** BEGIN Given data **

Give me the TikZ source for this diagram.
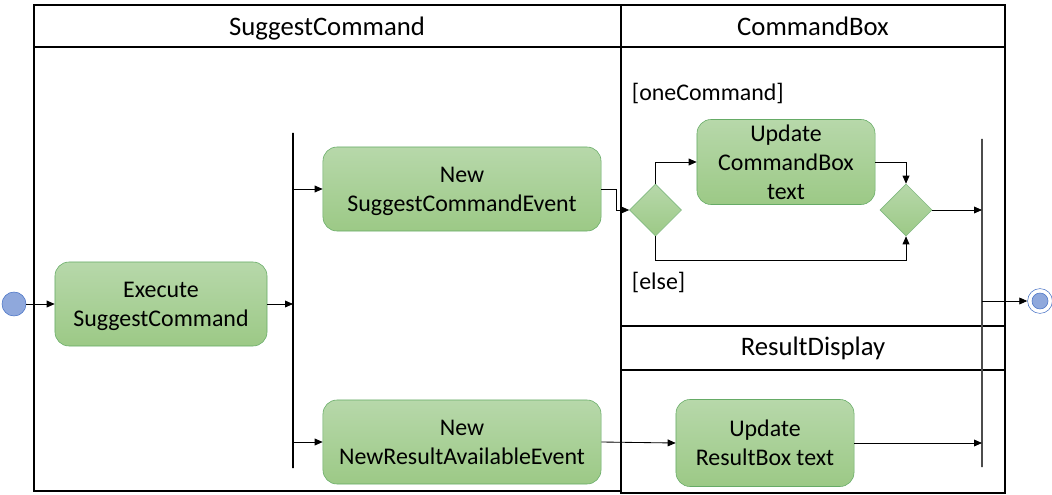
\documentclass[tikz,border=0pt]{standalone}
\usepackage{fontspec}
\setmainfont{Carlito}
\usetikzlibrary{arrows.meta,positioning,shapes.geometric}

\begin{document}
\begin{tikzpicture}[x=0.025cm, y=-0.025cm, font=\fontsize{17}{20.5}\selectfont,
act/.style={draw=green!45!black!60, rounded corners=10pt, align=center, top color=actTop, bottom color=actBot, inner sep=2pt, text depth=0pt},
dec/.style={diamond, draw=green!45!black!50, top color=actTop, bottom color=actBot, minimum size=1.3cm, inner sep=0pt},
bar/.style={draw, line width=0.9pt, inner sep=0pt, minimum width=0pt},
lane/.style={draw, line width=0.9pt},
head/.style={font=\fontsize{19}{22}\selectfont, text depth=0pt},
arr/.style={-{Triangle[length=2mm,width=1.7mm]}, line width=0.6pt}]
\definecolor{actTop}{HTML}{B7D8AA}
\definecolor{actBot}{HTML}{9CC986}
\definecolor{startBlue}{HTML}{8FA8DC}
\definecolor{startLine}{HTML}{4A74C6}
\useasboundingbox (0,0) rectangle (1052,494);
% swimlanes
\draw[lane] (34,5) rectangle (621,491);
\draw[lane] (34,47) -- (621,47);
\draw[lane] (621,5) rectangle (1005,326);
\draw[lane] (621,47) -- (1005,47);
\draw[lane] (621,326) rectangle (1005,493);
\draw[line width=1.6pt] (621,326) -- (1005,326) (621,370) -- (1005,370);
\node[head] (suggestLane) at (327,26) {SuggestCommand};
\node[head] (cmdLane) at (813,26) {CommandBox};
\node[head] (resultLane) at (813,346) {ResultDisplay};
% activities
\node[circle, draw=startLine, fill=startBlue, minimum size=0.6cm, inner sep=0pt] (start) at (14,304) {};
\node[act, minimum width=5.3cm, minimum height=2.1cm] (exec) at (161,304) {Execute\\SuggestCommand};
\node[bar, minimum height=8.375cm] (fork) at (293,300.5) {};
\node[act, minimum width=6.95cm, minimum height=2.1cm] (scEvent) at (462,189) {New\\SuggestCommandEvent};
\node[act, minimum width=6.95cm, minimum height=2.1cm] (nraEvent) at (462,442) {New\\NewResultAvailableEvent};
\node[dec] (split) at (655.5,210) {};
\node[act, minimum width=4.45cm, minimum height=2.125cm] (cmdText) at (786,162) {Update\\CommandBox\\text};
\node[dec] (merge) at (906,210) {};
\node[act, minimum width=4.45cm, minimum height=2.175cm] (resultText) at (765,443) {Update\\ResultBox text};
\node[bar, draw=black!70, minimum height=8.2cm] (join) at (982,303) {};
\node[circle, draw=startLine, fill=white, minimum size=0.62cm, inner sep=0pt] (finish) at (1040,301) {};
\node[circle, draw=startLine, fill=startBlue, minimum size=0.4cm, inner sep=0pt] at (finish) {};
% guards
\node[anchor=west] (oneCmd) at (627,93) {[oneCommand]};
\node[anchor=west] (elseG) at (627,282) {[else]};
% flows
\draw[arr] (start) -- (start -| exec.west);
\draw[arr] (exec) -- (exec -| fork);
\draw[arr] (scEvent -| fork) -- (scEvent.west);
\draw[arr] (nraEvent -| fork) -- (nraEvent.west);
\draw[arr] (scEvent.east) -- ++(15,0) |- (split.west);
\draw[arr] (split.north) |- (cmdText.west);
\draw[arr] (cmdText.east) -| (merge.north);
\draw[arr] (split.south) -- ++(0,24) -| (merge.south);
\draw[arr] (merge.east) -- (merge -| join);
\draw[arr] (nraEvent.east) -- (resultText.west);
\draw[arr] (resultText.east) -- (resultText -| join);
\draw[arr] (finish -| join) -- (finish.west);
\end{tikzpicture}
\end{document}
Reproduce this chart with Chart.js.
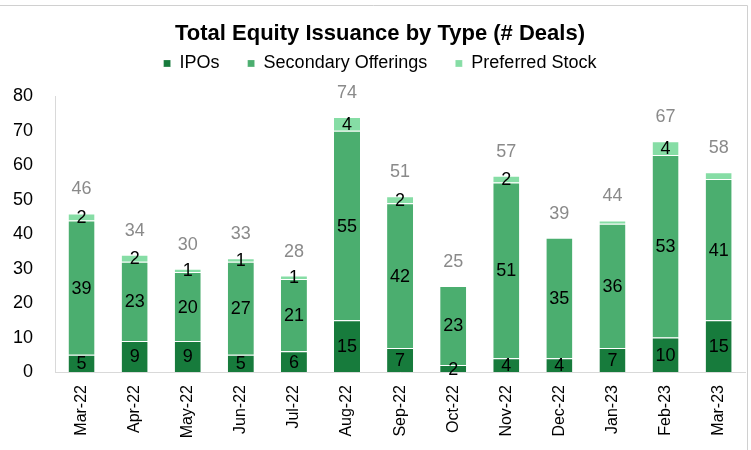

** END Given data **

◆ Task ◆
Copy out every line from the records that has the word "this".

◆ Answer ◆
Give me the TikZ source for this diagram.
Reproduce this chart with Chart.js.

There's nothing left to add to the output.